For a seventeen-year-old white boy growing up in the radically multicultural suburb of Scarborough, Ontario (Canada), watching Clueless was an almost magical experience in the summer of 1995. This was the film that virtually all my crew of friends wanted to see. I first saw it with a group of female friends from my high school, one of whom I had a major crush on. Herein lay a key aspect of Clueless’s appeal; the enticing possibilities of female company—every girl wanted to see this movie—and the allure of its star, Alicia Silverstone, then Hollywood’s new “it girl.”
The movie was as popular with critics as it was with teens; writer-director Amy Heckerling won the National Society of Film Critics Award for Best Screenplay. Clueless provided a stark contrast with the other teen film in the critical spotlight that season: Larry Clark’s Kids.
While Clueless delivered its considerable wit and intelligence with a light, breezy style, Kids—a late July release—offered a dark portrait of New York City teens lost in an anomic youth culture of sex, drugs, and recklessness. The raw depictions of youth sexuality in Kids channeled the nihilism of the AIDS era; it divided critics, with many praising its cinéma vérité qualities and others condemning it as prurient and obscene (Kids notoriously received an initial NC-17 rating, though it was eventually released unrated).
Considered from the vantage of the Trump era, the naivety of Clueless’s post-racial spirit is altogether obvious. But there was also something wonderfully hopeful about it back then, especially in the long wake of racial tensions surrounding the Los Angeles riots of 1992, and the still-ongoing O.J. Simpson trial. Clueless offered a vision of racial transcendence that was mesmerizing to a cohort of teens yearning to believe that we were the generation that would rise above race. We were all as clueless as Cher, though I still take pleasure in the memory of our optimism that such a future existed—inevitably, as it then seemed—on our own horizon.
My friends and I were mesmerized, too, by Clueless’s mid-’90s “high-tech” culture: Cher’s home computer, on which she uses an avatar to select her daily attire, and the cellular phones she and her rich friends all use. A big part of Clueless’s appeal lay in its sly and playful representations of au courant popular culture, what the privileged kids of that day liked to wear, see, listen to, and consume, just as in the source text, the novel Emma (1816), Jane Austen pokes fun at the ladies of Highbury as they order fine trimmings for their “white and silver poplin” dresses and brag about the new “barouche-landau”—the Regency version of a convertible Mercedes.
I saw the film a few times that summer. On one of these occasions I met my first serious girlfriend, who was working as a part-time theatre attendant; I worked up the courage to ask for her number, which led to an intense three-year relationship and an enduring friendship.
I also saw Clueless with my friend Ian, with whom I’d seen Braveheart (Ian was a Scot by heritage, and he took great pleasure in the film), Judge Dredd, and Batman Forever. We weren’t best friends, but high school classmates who occasionally hung out and partied together, and slowly drifted apart. I studied humanities and eventually wound up in grad school, whereas Ian, ever the pragmatist, studied hotel and restaurant management and then human resources.
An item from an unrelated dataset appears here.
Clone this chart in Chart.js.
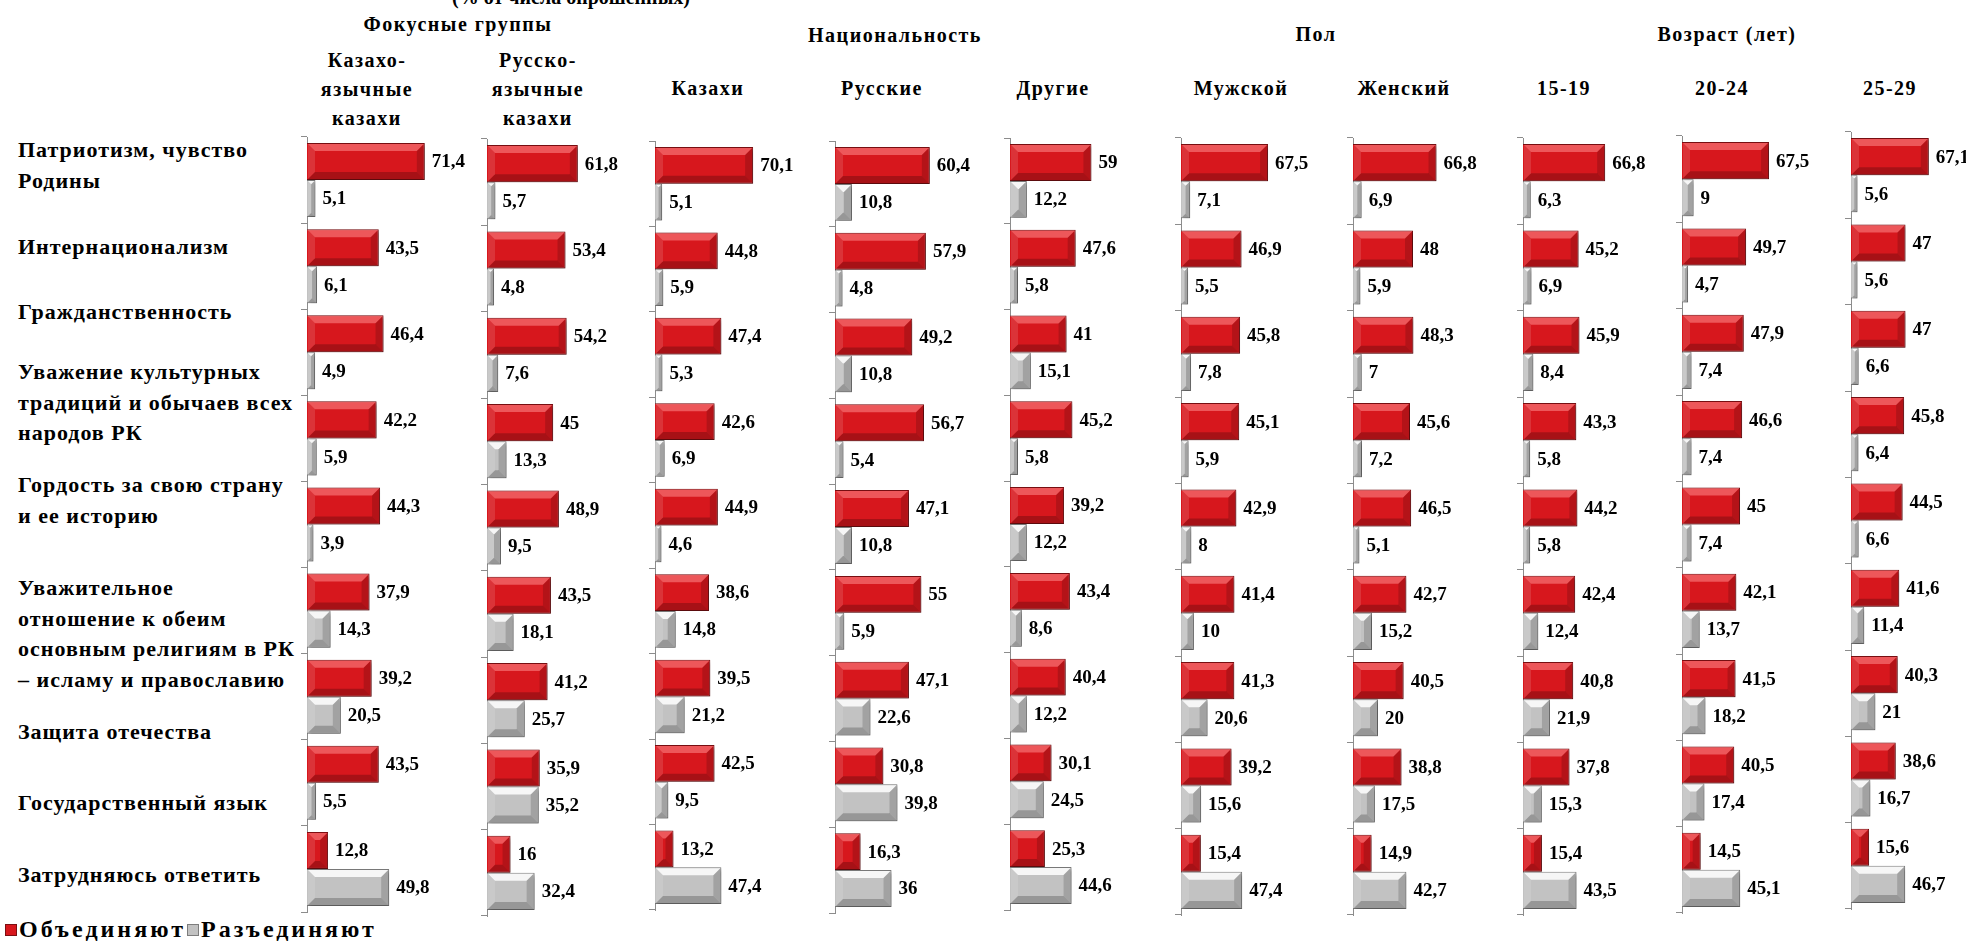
<!DOCTYPE html>
<html>
<head>
<meta charset="utf-8">
<script src="https://cdn.jsdelivr.net/npm/chart.js@4.4.0/dist/chart.umd.min.js"></script>
<style>
body { margin: 0; background: #fff; }
#page { position: relative; width: 1966px; height: 942px; overflow: hidden; background: #fff;
        font-family: "Liberation Serif", "Times New Roman", serif; font-weight: bold; color: #000; }
.hd { position: absolute; white-space: nowrap; font-size: 20px; letter-spacing: 1.5px;
      transform: translate(-50%, -50%); line-height: 1; }
.row { position: absolute; left: 18px; white-space: nowrap; font-size: 22px; letter-spacing: 1px; line-height: 30.5px; }
.legend { position: absolute; left: 5px; top: 916px; font-size: 24px; letter-spacing: 3px; white-space: nowrap; line-height: 27px; }
.legend i { display: inline-block; width: 10px; height: 10px; margin-right: 2px; vertical-align: 1px; }
canvas { position: absolute; }
</style>
</head>
<body>
<div id="page"></div>
<script>
// categories (row labels, already split into lines)
const categories = [
    ["Патриотизм, чувство", "Родины"],
    ["Интернационализм"],
    ["Гражданственность"],
    ["Уважение культурных", "традиций и обычаев всех", "народов РК"],
    ["Гордость за свою страну", "и ее историю"],
    ["Уважительное", "отношение к обеим", "основным религиям в РК", "– исламу и православию"],
    ["Защита отечества"],
    ["Государственный язык"],
    ["Затрудняюсь ответить"]
];
const seriesNames = ["Объединяют", "Разъединяют"];
const groupTitles = ["Фокусные группы", "Национальность", "Пол", "Возраст (лет)"];
const columnLabels = [
    ["Казахо-", "язычные", "казахи"], ["Русско-", "язычные", "казахи"],
    ["Казахи"], ["Русские"], ["Другие"], ["Мужской"], ["Женский"],
    ["15-19"], ["20-24"], ["25-29"]
];

// values, % (Объединяют / Разъединяют) per column
const kazLangUnite   = [71.4, 43.5, 46.4, 42.2, 44.3, 37.9, 39.2, 43.5, 12.8];
const kazLangDivide  = [5.1, 6.1, 4.9, 5.9, 3.9, 14.3, 20.5, 5.5, 49.8];
const rusLangUnite   = [61.8, 53.4, 54.2, 45, 48.9, 43.5, 41.2, 35.9, 16];
const rusLangDivide  = [5.7, 4.8, 7.6, 13.3, 9.5, 18.1, 25.7, 35.2, 32.4];
const kazakhsUnite   = [70.1, 44.8, 47.4, 42.6, 44.9, 38.6, 39.5, 42.5, 13.2];
const kazakhsDivide  = [5.1, 5.9, 5.3, 6.9, 4.6, 14.8, 21.2, 9.5, 47.4];
const russiansUnite  = [60.4, 57.9, 49.2, 56.7, 47.1, 55, 47.1, 30.8, 16.3];
const russiansDivide = [10.8, 4.8, 10.8, 5.4, 10.8, 5.9, 22.6, 39.8, 36];
const othersUnite    = [59, 47.6, 41, 45.2, 39.2, 43.4, 40.4, 30.1, 25.3];
const othersDivide   = [12.2, 5.8, 15.1, 5.8, 12.2, 8.6, 12.2, 24.5, 44.6];
const maleUnite      = [67.5, 46.9, 45.8, 45.1, 42.9, 41.4, 41.3, 39.2, 15.4];
const maleDivide     = [7.1, 5.5, 7.8, 5.9, 8, 10, 20.6, 15.6, 47.4];
const femaleUnite    = [66.8, 48, 48.3, 45.6, 46.5, 42.7, 40.5, 38.8, 14.9];
const femaleDivide   = [6.9, 5.9, 7, 7.2, 5.1, 15.2, 20, 17.5, 42.7];
const age15Unite     = [66.8, 45.2, 45.9, 43.3, 44.2, 42.4, 40.8, 37.8, 15.4];
const age15Divide    = [6.3, 6.9, 8.4, 5.8, 5.8, 12.4, 21.9, 15.3, 43.5];
const age20Unite     = [67.5, 49.7, 47.9, 46.6, 45, 42.1, 41.5, 40.5, 14.5];
const age20Divide    = [9, 4.7, 7.4, 7.4, 7.4, 13.7, 18.2, 17.4, 45.1];
const age25Unite     = [67.1, 47, 47, 45.8, 44.5, 41.6, 40.3, 38.6, 15.6];
const age25Divide    = [5.6, 5.6, 6.6, 6.4, 6.6, 11.4, 21, 16.7, 46.7];

const uniteSets  = [kazLangUnite, rusLangUnite, kazakhsUnite, russiansUnite, othersUnite,
                    maleUnite, femaleUnite, age15Unite, age20Unite, age25Unite];
const divideSets = [kazLangDivide, rusLangDivide, kazakhsDivide, russiansDivide, othersDivide,
                    maleDivide, femaleDivide, age15Divide, age20Divide, age25Divide];

// layout (page pixels)
const panelBox = [
    { axis: 307,  top: 137, bottom: 912, ppu: 1.65 },
    { axis: 487,  top: 139, bottom: 916, ppu: 1.47 },
    { axis: 655,  top: 141, bottom: 910, ppu: 1.40 },
    { axis: 835,  top: 141, bottom: 913, ppu: 1.57 },
    { axis: 1010, top: 138, bottom: 910, ppu: 1.38 },
    { axis: 1181, top: 138, bottom: 915, ppu: 1.29 },
    { axis: 1353, top: 138, bottom: 915, ppu: 1.25 },
    { axis: 1523, top: 138, bottom: 915, ppu: 1.23 },
    { axis: 1682, top: 136, bottom: 913, ppu: 1.29 },
    { axis: 1851, top: 132, bottom: 909, ppu: 1.16 }
];
const columnX = [367, 538, 708, 882, 1053, 1241, 1404, 1564, 1722, 1890];
const groupPos = [[458, 24], [895, 35], [1316, 34], [1727, 34]];
const rowTop = [135, 232, 297, 357, 470, 573, 717, 788, 860];
const colors = { unite: "#d7171d", uniteEdge: "#7c0f12", divide: "#c2c2c2", divideEdge: "#7d7d7d" };

const page = document.getElementById("page");

function addText(cls, html, x, y) {
    const d = document.createElement("div");
    d.className = cls;
    d.innerHTML = html;
    if (x != null) d.style.left = x + "px";
    if (y != null) d.style.top = y + "px";
    page.appendChild(d);
    return d;
}

const sub = addText("hd", "(% от числа опрошенных)", 571, -3);
sub.style.letterSpacing = "0px";
groupTitles.forEach((t, i) => addText("hd", t, groupPos[i][0], groupPos[i][1]));
columnLabels.forEach((lines, i) => {
    if (lines.length == 1) {
        addText("hd", lines[0], columnX[i], 88);
    } else {
        lines.forEach((l, k) => addText("hd", l, columnX[i], 60 + k * 29));
    }
});
categories.forEach((lines, i) => addText("row", lines.join("<br>"), null, rowTop[i]));
addText("legend",
    '<i style="background:' + colors.unite + ';border:1px solid ' + colors.uniteEdge + '"></i>' + seriesNames[0] +
    '<i style="margin-left:1px;background:' + colors.divide + ';border:1px solid ' + colors.divideEdge + '"></i>' + seriesNames[1]);

function fmt(v) {
    return String(v).replace(".", ",");
}

// bevelled bars + value labels
const bevelPlugin = {
    id: "bevel",
    beforeDatasetsDraw(chart) {
        const c = chart.ctx;
        c.save();
        c.shadowColor = "rgba(0,0,0,0.35)";
        c.shadowBlur = 4;
        c.shadowOffsetX = 2;
        c.shadowOffsetY = 2;
    },
    afterDatasetsDraw(chart) {
        const c = chart.ctx;
        c.restore();
        chart.data.datasets.forEach((ds, di) => {
            const meta = chart.getDatasetMeta(di);
            meta.data.forEach((bar, i) => {
                const p = bar.getProps(["x", "y", "base", "height"], true);
                const x0 = p.base + 1, x1 = p.x - 1;
                const y0 = p.y - p.height / 2 + 1, y1 = p.y + p.height / 2 - 1;
                const b = Math.min(7, (x1 - x0) / 2, (y1 - y0) / 4);
                const light = di == 0 ? "rgba(255,140,140,0.55)" : "rgba(255,255,255,0.85)";
                c.save();
                c.fillStyle = light;
                c.beginPath();
                c.moveTo(x0, y0); c.lineTo(x1, y0); c.lineTo(x1 - b, y0 + b); c.lineTo(x0 + b, y0 + b);
                c.closePath(); c.fill();
                c.fillStyle = "rgba(255,255,255,0.12)";
                c.beginPath();
                c.moveTo(x0, y0); c.lineTo(x0 + b, y0 + b); c.lineTo(x0 + b, y1 - b); c.lineTo(x0, y1);
                c.closePath(); c.fill();
                c.fillStyle = "rgba(0,0,0,0.16)";
                c.beginPath();
                c.moveTo(x1, y0); c.lineTo(x1, y1); c.lineTo(x1 - b, y1 - b); c.lineTo(x1 - b, y0 + b);
                c.closePath(); c.fill();
                c.fillStyle = "rgba(0,0,0,0.22)";
                c.beginPath();
                c.moveTo(x0, y1); c.lineTo(x1, y1); c.lineTo(x1 - b, y1 - b); c.lineTo(x0 + b, y1 - b);
                c.closePath(); c.fill();
                c.restore();

                c.save();
                c.font = 'bold 19px "Liberation Serif"';
                c.fillStyle = "#000";
                c.textAlign = "left";
                c.textBaseline = "middle";
                c.fillText(fmt(ds.data[i]), p.x + 7, p.y + 1);
                c.restore();
            });
        });
    }
};

const padTop = 4, padBottom = 8, tick = 6;

panelBox.forEach((box, k) => {
    const cv = document.createElement("canvas");
    const w = tick + Math.round(100 * box.ppu);
    const h = box.bottom - box.top + padTop + padBottom;
    cv.width = w;
    cv.height = h;
    cv.style.left = (box.axis - tick) + "px";
    cv.style.top = (box.top - padTop) + "px";
    page.appendChild(cv);

    new Chart(cv, {
        type: "bar",
        data: {
            labels: categories.map(c => c.join(" ")),
            datasets: [{
                label: seriesNames[0],
                data: uniteSets[k],
                backgroundColor: colors.unite,
                borderColor: colors.uniteEdge,
                borderWidth: 1
            }, {
                label: seriesNames[1],
                data: divideSets[k],
                backgroundColor: colors.divide,
                borderColor: colors.divideEdge,
                borderWidth: 1
            }]
        },
        options: {
            indexAxis: "y",
            responsive: false,
            animation: false,
            categoryPercentage: 0.86,
            barPercentage: 1,
            layout: { padding: { top: padTop, bottom: padBottom, left: 0, right: 0 } },
            plugins: { legend: { display: false }, tooltip: { enabled: false } },
            scales: {
                x: { display: false, min: 0, max: 100 },
                y: {
                    grid: { drawOnChartArea: false, tickLength: tick, color: "#8c8c8c", offset: true },
                    border: { display: true, color: "#8c8c8c" },
                    ticks: { display: false }
                }
            }
        },
        plugins: [bevelPlugin]
    });
});
</script>
</body>
</html>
The last time I saw him was in the early 2000s, when we ran into one another in the local shopping mall where we’d watched Scream 2 (1997). He was there with his identical twin brother, Kyle. Ian and I remembered how much we’d enjoyed Clueless and marvelled over Alicia Silverstone that summer. We made promises to get together in the future and possibly go see some more movies.
A few years later I learned that Ian had died. He’d recently married and started a family, and was killed in a car accident while taking the backroads to work early one winter morning.
Many of my friends and acquaintances from the summer of ’95 have since passed away. Some through illnesses, some in accidents and wars, and others by the dark, anomic sex-drugs-and-alcohol side of the ’90s so evocatively captured in Kids. I can’t help but experience pangs of bittersweetness now when watching Clueless. It reminds me not just of the loss of my own friends, but also of one of the film’s stars, Brittany Murphy, who died in 2009 at just 32 due to drug complications.
Alicia Silverstone is 43 now, a vegan and animal-rights activist, recently divorced, with a nine-year-old son named Bear Blu. She has said she suffered greatly from the attention Clueless brought her, and turned away from Hollywood for years, though she eventually returned to acting. Speaking recently with the Guardian about how she learned to deal with situations of disrespect she faced in Hollywood, she said earnestly, “I always go to: there are bigger things in the world, there’s bigger tragedies.”
Despite all the layers of sadness, regret and complexity that accompany my memories of Clueless, the film’s inherent optimism still grabs me. It is filled with the promise of endless bright days ahead. I may have lost the naivety, but I haven’t lost hope.